Ormas-ormas Islam pun saat ini lebih familiar dan cenderung bersahabat satu dengan yang lainnya. Hal itu telah dibangun dengan suasana kebatinan para tokoh umat Islam yang diperlihatkan langsung oleh Menteri Agama yang arif dan bijaksana. Sehingga situasi perdebatan Ilmiah berjalan sejuk, damai, dan keputusan yang diambil menjadi keputusan mufakat.
Pun sama, saat manakala menghadapi kebijakan Kementerian Agama yang terindikasi krusial nan rumit selalu mengedepankan sikap rileks tetapi tetap berwibawa.
Sosok menteri Agama sangat terlihat, gaya dan penampilannya menampilkan profil tokoh agamawan, jauh dari sosok pejabat birokrat yang elitis.

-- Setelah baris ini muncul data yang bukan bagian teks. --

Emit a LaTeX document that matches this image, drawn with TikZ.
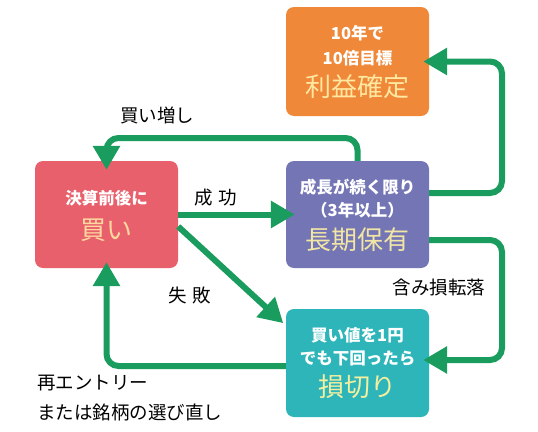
\documentclass[tikz,border=0pt]{standalone}
\usepackage{fontspec}
\setmainfont{Noto Sans CJK JP}
\usetikzlibrary{arrows.meta}
\definecolor{cgreen}{HTML}{199C5D}
\definecolor{corange}{HTML}{F0883A}
\definecolor{cred}{HTML}{E8606B}
\definecolor{cpurple}{HTML}{7475B5}
\definecolor{cteal}{HTML}{2DB5BA}
\definecolor{tor}{HTML}{FFE8A0}
\definecolor{tred}{HTML}{FFD8A0}
\definecolor{tpu}{HTML}{F2E6A5}
\definecolor{tte}{HTML}{F3EFA0}
\begin{document}
\begin{tikzpicture}[x=1pt,y=-1pt,
  box/.style={rounded corners=8pt,minimum width=143pt,inner sep=0pt},
  small/.style={text=white,inner sep=0pt,font=\fontsize{16.5}{16}\selectfont\bfseries},
  big/.style={inner sep=0pt,font=\fontsize{26}{26}\selectfont},
  lab/.style={text=black,inner sep=0pt,font=\fontsize{18.5}{19}\selectfont},
  conn/.style={draw=cgreen,line width=6pt,rounded corners=12pt,
    -{Triangle[width=26pt,length=24pt]},fill=none}]
\useasboundingbox (0,0) rectangle (538,431);
% boxes
\node[box,fill=corange,minimum height=109pt] (ob) at (357.5,61.5) {};
\node[box,fill=cred,minimum height=107pt] (rb) at (106.5,214.5) {};
\node[box,fill=cpurple,minimum height=107pt] (pb) at (357.5,214.5) {};
\node[box,fill=cteal,minimum height=108pt] (tb) at (357.5,363) {};
% box texts
\node[small] (o1) at (357.5,33) {10年で};
\node[small] (o2) at (357.5,58) {10倍目標};
\node[big,text=tor] (o3) at (357.5,87) {利益確定};
\node[small] (r1) at (106.5,198) {決算前後に};
\node[big,text=tred] (r2) at (106.5,230) {買い};
\node[small] (p1) at (357.5,187) {成長が続く限り};
\node[small] (p2) at (357.5,210) {（3年以上）};
\node[big,text=tpu] (p3) at (357.5,240) {長期保有};
\node[small] (t1) at (357.5,335) {買い値を1円};
\node[small] (t2) at (357.5,358) {でも下回ったら};
\node[big,text=tte] (t3) at (357.5,387) {損切り};
% connectors
\coordinate (c1) at (357.5,138);
\coordinate (c2) at (106.5,138);
\draw[conn,shorten >=-9pt] (pb.north) -- (c1) -- (c2) -- (rb.north);
\draw[conn,shorten >=-9pt] (rb.east) -- (pb.west);
\draw[conn,shorten >=-2pt] ([yshift=-12pt]rb.east) -- ([xshift=-4pt,yshift=-13pt]tb.north west);
\coordinate (c3) at (502,193);
\coordinate (c4) at (502,61.5);
\draw[conn,shorten >=-6pt] ([yshift=21.5pt]pb.east) -- (c3) -- (c4) -- (ob.east);
\coordinate (c5) at (502,240);
\coordinate (c6) at (502,360);
\draw[conn,shorten >=-6pt] ([yshift=-25.5pt]pb.east) -- (c5) -- (c6) -- ([yshift=3pt]tb.east);
\coordinate (c7) at (106.5,366);
\draw[conn,shorten >=-6pt] ([yshift=-3pt]tb.west) -- (c7) -- (rb.south);
% labels
\node[lab] (l1) at (157,115) {買い増し};
\node[lab] (l2) at (215.5,198) {成\hspace{6pt}功};
\node[lab] (l3) at (189.5,295) {失\hspace{6pt}敗};
\node[lab] (l4) at (439,287) {含み損転落};
\node[lab,anchor=west] (l5) at (37,383) {再エントリー};
\node[lab,anchor=west] (l6) at (37,412) {または銘柄の選び直し};
\end{tikzpicture}
\end{document}
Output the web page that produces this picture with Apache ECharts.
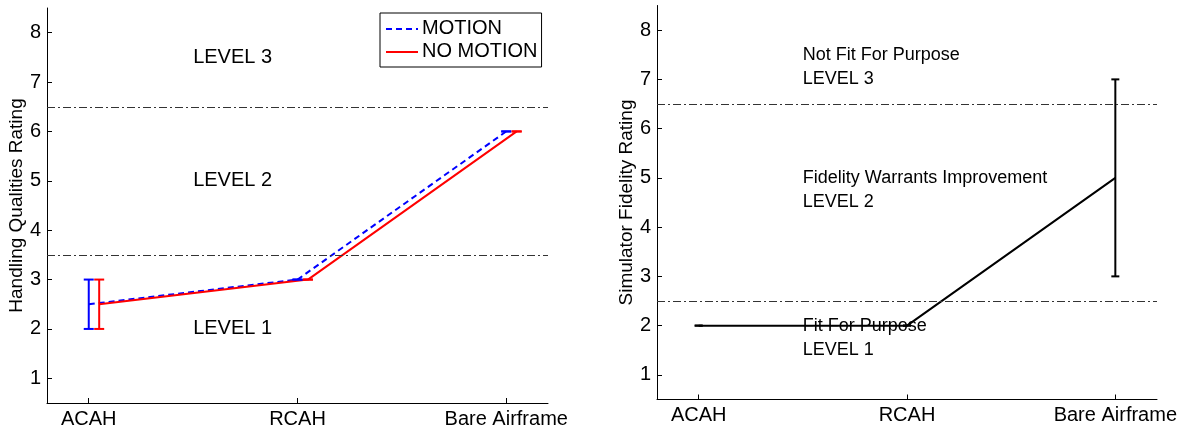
<!DOCTYPE html>
<html>
<head>
<meta charset="utf-8">
<script src="https://cdn.jsdelivr.net/npm/echarts@6/dist/echarts.min.js"></script>
<style>html,body{margin:0;padding:0;background:#fff}#c{width:1181px;height:429px}</style>
</head>
<body>
<div id="c"></div>
<script>
// ---- data ----
const categories = ['ACAH', 'RCAH', 'Bare Airframe'];
const catPos = [1, 2, 3];
const yTicks = [1, 2, 3, 4, 5, 6, 7, 8];

// Left panel: Handling Qualities Rating
const motionX = [1, 2, 3];
const motionY = [2.5, 3, 6];
const motionLow = [2, 3, 6];
const motionHigh = [3, 3, 6];
const noMotionX = [1.05, 2.05, 3.05];
const noMotionY = [2.5, 3, 6];
const noMotionLow = [2, 3, 6];
const noMotionHigh = [3, 3, 6];
const hqrBoundaries = [3.5, 6.5];
const hqrLabels = [[1.5, 7.5, 'LEVEL 3'], [1.5, 5, 'LEVEL 2'], [1.5, 2, 'LEVEL 1']];

// Right panel: Simulator Fidelity Rating
const sfrX = [1, 2, 3];
const sfrY = [2, 2, 5];
const sfrLow = [2, 2, 3];
const sfrHigh = [2, 2, 7];
const sfrBoundaries = [2.5, 6.5];
const sfrLabels = [
  [1.5, 7.5, 'Not Fit For Purpose'], [1.5, 7, 'LEVEL 3'],
  [1.5, 5, 'Fidelity Warrants Improvement'], [1.5, 4.5, 'LEVEL 2'],
  [1.5, 2, 'Fit For Purpose'], [1.5, 1.5, 'LEVEL 1']
];

// ---- helpers ----
const FONT = '"Liberation Sans", Arial, Helvetica, sans-serif';
const zip = (xs, ys) => xs.map((x, i) => [x, ys[i]]);
const zip3 = (xs, a, b) => xs.map((x, i) => [x, a[i], b[i]]);

function errRender(color, lw, capHalf) {
  return function (params, api) {
    const x = api.value(0);
    const lo = api.coord([x, api.value(1)]);
    const hi = api.coord([x, api.value(2)]);
    const st = { stroke: color, lineWidth: lw };
    return {
      type: 'group',
      children: [
        { type: 'line', shape: { x1: lo[0], y1: lo[1], x2: hi[0], y2: hi[1] }, style: st },
        { type: 'line', shape: { x1: lo[0] - capHalf, y1: lo[1], x2: lo[0] + capHalf, y2: lo[1] }, style: st },
        { type: 'line', shape: { x1: hi[0] - capHalf, y1: hi[1], x2: hi[0] + capHalf, y2: hi[1] }, style: st }
      ]
    };
  };
}

function xAxisDef(gi) {
  return {
    type: 'value', gridIndex: gi, min: 0.8, max: 3.2,
    axisLine: { show: true, onZero: false, lineStyle: { color: '#000', width: 1 } },
    axisTick: { show: true, inside: true, length: 5, customValues: catPos, lineStyle: { color: '#000' } },
    axisLabel: {
      show: true, customValues: catPos, margin: 6, color: '#000', fontSize: 20, fontFamily: FONT,
      formatter: v => categories[catPos.indexOf(Math.round(v))] || ''
    },
    splitLine: { show: false }
  };
}
function yAxisDef(gi, name) {
  return {
    type: 'value', gridIndex: gi, min: 0.5, max: 8.5,
    name: name, nameLocation: 'middle', nameGap: 20,
    nameTextStyle: { color: '#000', fontSize: 19, fontFamily: FONT },
    axisLine: { show: true, lineStyle: { color: '#000', width: 1 } },
    axisTick: { show: true, inside: true, length: 5, customValues: yTicks, lineStyle: { color: '#000' } },
    axisLabel: { show: true, customValues: yTicks, margin: 6, color: '#000', fontSize: 20, fontFamily: FONT },
    splitLine: { show: false }
  };
}
function boundaryLines(vals) {
  return {
    silent: true, symbol: 'none', label: { show: false },
    lineStyle: { color: '#333', width: 1, type: [8, 3, 2, 3] },
    data: vals.map(v => ({ yAxis: v }))
  };
}
function textSeries(gi, items, size) {
  return {
    type: 'scatter', xAxisIndex: gi, yAxisIndex: gi, symbolSize: 0, silent: true,
    itemStyle: { opacity: 1 },
    data: items.map(d => ({ value: [d[0], d[1]], name: d[2] })),
    label: { show: true, position: 'right', distance: 0, formatter: p => p.name, color: '#000', opacity: 1, fontSize: size, fontFamily: FONT },
    z: 1
  };
}

const option = {
  animation: false,
  backgroundColor: '#fff',
  grid: [
    { left: 47, right: 633, top: 8, height: 395 },
    { left: 657, right: 24, top: 5.5, height: 394 }
  ],
  xAxis: [xAxisDef(0), xAxisDef(1)],
  yAxis: [yAxisDef(0, 'Handling Qualities Rating'), yAxisDef(1, 'Simulator Fidelity Rating')],
  legend: {
    left: 380, top: 13, orient: 'vertical',
    padding: [5, 4, 6, 5], itemGap: 3, itemWidth: 32, itemHeight: 14,
    borderColor: '#000', borderWidth: 1, backgroundColor: '#fff',
    textStyle: { color: '#000', fontSize: 20, fontFamily: FONT },
    data: [
      { name: 'MOTION', icon: 'rect', itemStyle: { color: 'rgba(0,0,0,0)', borderWidth: 0 } },
      { name: 'NO MOTION', icon: 'rect', itemStyle: { color: 'rgba(0,0,0,0)', borderWidth: 0 } }
    ]
  },
  series: [
    {
      name: 'MOTION', type: 'line', xAxisIndex: 0, yAxisIndex: 0,
      data: zip(motionX, motionY), symbol: 'none',
      lineStyle: { color: '#0000ff', width: 2, type: [6, 4] }, itemStyle: { color: '#0000ff' },
      markLine: boundaryLines(hqrBoundaries), z: 3
    },
    {
      name: 'NO MOTION', type: 'line', xAxisIndex: 0, yAxisIndex: 0,
      data: zip(noMotionX, noMotionY), symbol: 'none',
      lineStyle: { color: '#ff0000', width: 2, type: 'solid' }, itemStyle: { color: '#ff0000' }, z: 3
    },
    {
      type: 'custom', xAxisIndex: 0, yAxisIndex: 0, silent: true,
      renderItem: errRender('#0000ff', 2, 5), data: zip3(motionX, motionLow, motionHigh), z: 4
    },
    {
      type: 'custom', xAxisIndex: 0, yAxisIndex: 0, silent: true,
      renderItem: errRender('#ff0000', 2, 5), data: zip3(noMotionX, noMotionLow, noMotionHigh), z: 4
    },
    textSeries(0, hqrLabels, 20),
    {
      name: 'SFR', type: 'line', xAxisIndex: 1, yAxisIndex: 1,
      data: zip(sfrX, sfrY), symbol: 'none',
      lineStyle: { color: '#000', width: 2 },
      markLine: boundaryLines(sfrBoundaries), z: 3
    },
    {
      type: 'custom', xAxisIndex: 1, yAxisIndex: 1, silent: true,
      renderItem: errRender('#000', 2, 4), data: zip3(sfrX, sfrLow, sfrHigh), z: 4
    },
    textSeries(1, sfrLabels, 18)
  ]
};

const chart = echarts.init(document.getElementById('c'), null, { renderer: 'canvas' });
chart.setOption(option);

// legend line samples drawn to match series styles
chart.setOption({
  graphic: [
    { type: 'line', shape: { x1: 386, y1: 29, x2: 418, y2: 29 }, style: { stroke: '#0000ff', lineWidth: 2, lineDash: [6, 4] }, z: 100 },
    { type: 'line', shape: { x1: 386, y1: 52, x2: 418, y2: 52 }, style: { stroke: '#ff0000', lineWidth: 2 }, z: 100 }
  ]
});
</script>
</body>
</html>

Setiap ucapan perkataan yang disampaikan, baik dalam forum formal maupun informal, selalu penuh makna yang memiliki pesan dan petuah berharga.
Sehingga hampir dipastikan pejabat eselon di bawah menteri sangat segan dan takzim kepadanya. Aura kewibawaanya tampak dalam raut wajahnya. Terlihat bersih secara visual. Sangat mungkin wibawa tersebut memancar dari sikap hati yang tulus dan bersih.
Kenapa dapat dinilai beda Menteri Agama sekarang karena sisi pribadinya sangat tampak terlihat dari cara berkata dan tindakan perilakunya. Hanya sikap menteri ini belum menetes ke bawahannya, baik birokrat pejabat kementerian di pusat maupun perwakilan di wilayah dan daerah Kementerian Agama.
Tampaknya, sangat perlu rotasi pejabat kepala-kepala Kanwil Kementerian tingkat provinsi dan kepala tingkat daerah kota dan kabupaten. Realitasnya masih terlihat terdapat Kepala Kanwil yang sangat birokratis yang elitis, jauh dengan sikap sebagai pelayan publik.
Semoga kritik keras yang pernah disampaikan kiai Nasaruddin Umar terkait pelayanan dirinya saat ke wilayah dan daerah dijamu secara berlebihan, mungkin dapat dipahami sebagai bentuk penghormatan kepada atasan yang dipastikan sebagai majikan.
Hal itu sangat tidak diharapkan oleh Menteri Agama, pasalnya sikap demikian ada indikasi memaksakan diri dan memiliki tujuan tersembunyi seperti istilah “ada udang di balik batu”, sementara melayani bawahan, apalagi masyarakat umum sangat berbanding terbalik.
Jangankan melayani masyarakat, ditemui saja sangat susahnya luar biasa dengan seribu alasan. Memang sangat tidak diharapkan sikap demikian.
Mungkin sikap demikian awal niatnya baik, karena untuk menghindari orang atau pihak tertentu yang berbuat tidak baik. Atau menghindari waktu yang tidak efektif dan produktif, bahkan sangat mungkin menghindari dari niat yang berbuat jahat.
Namun, yakin sekali setingkat birokrat pejabat tertentu telah memiliki pengalaman panjang hingga mampu membedakan secara objektif. Hanya saja fenomena sulit ditemui para birokrat Indonesia ada kecenderungan memiliki sikap elitis merasa menjadi seorang pejabat dengan memposisikan diri bak raja yang harus dilayani.
Berharap paradigma birokrat Indonesia benar-benar berubah sehingga selalu menemui masyarakat secara terbuka tanpa ada sekat batas. Apalagi mereka dibayar dengan gaji dari masyarakat.
Tidak ada alasan apa pun untuk menghindari dengan alasan apa pun. Harta bergelimang, kekayaan yang melimpah, dan fasilitas yang mendampingi semata-mata bukan dari dirinya langsung, melainkan dari hasil pungutan pajak harta kekayaan masyarakat.
Jika hal itu juga tidak disadari, sangat keterlaluan. Bahkan tidak tahu malu akan dirinya bahwa hidup dan napasnya dari banyak keringat orang lain.
Wajar dan perlu diapresiasi setiap pemimpin dan pejabat yang peka dan peduli pada pelayanan publik. Jangan dicibir bahwa itu sebuah pencitraan. Justru harus dimotivasi dan diapresiasi hingga diikuti oleh bawahannya. Bahkan seharusnya dijadikan tradisi semua lembaga pemerintahan.
Maka sosok Kiai Nasaruddin Umar juga harus didorong untuk membuat kebijakan melayani Kementerian Agama kepada publik secara terbuka dan transparan tanpa membeda-bedakan status dan golongan tertentu. Wallahu’alam.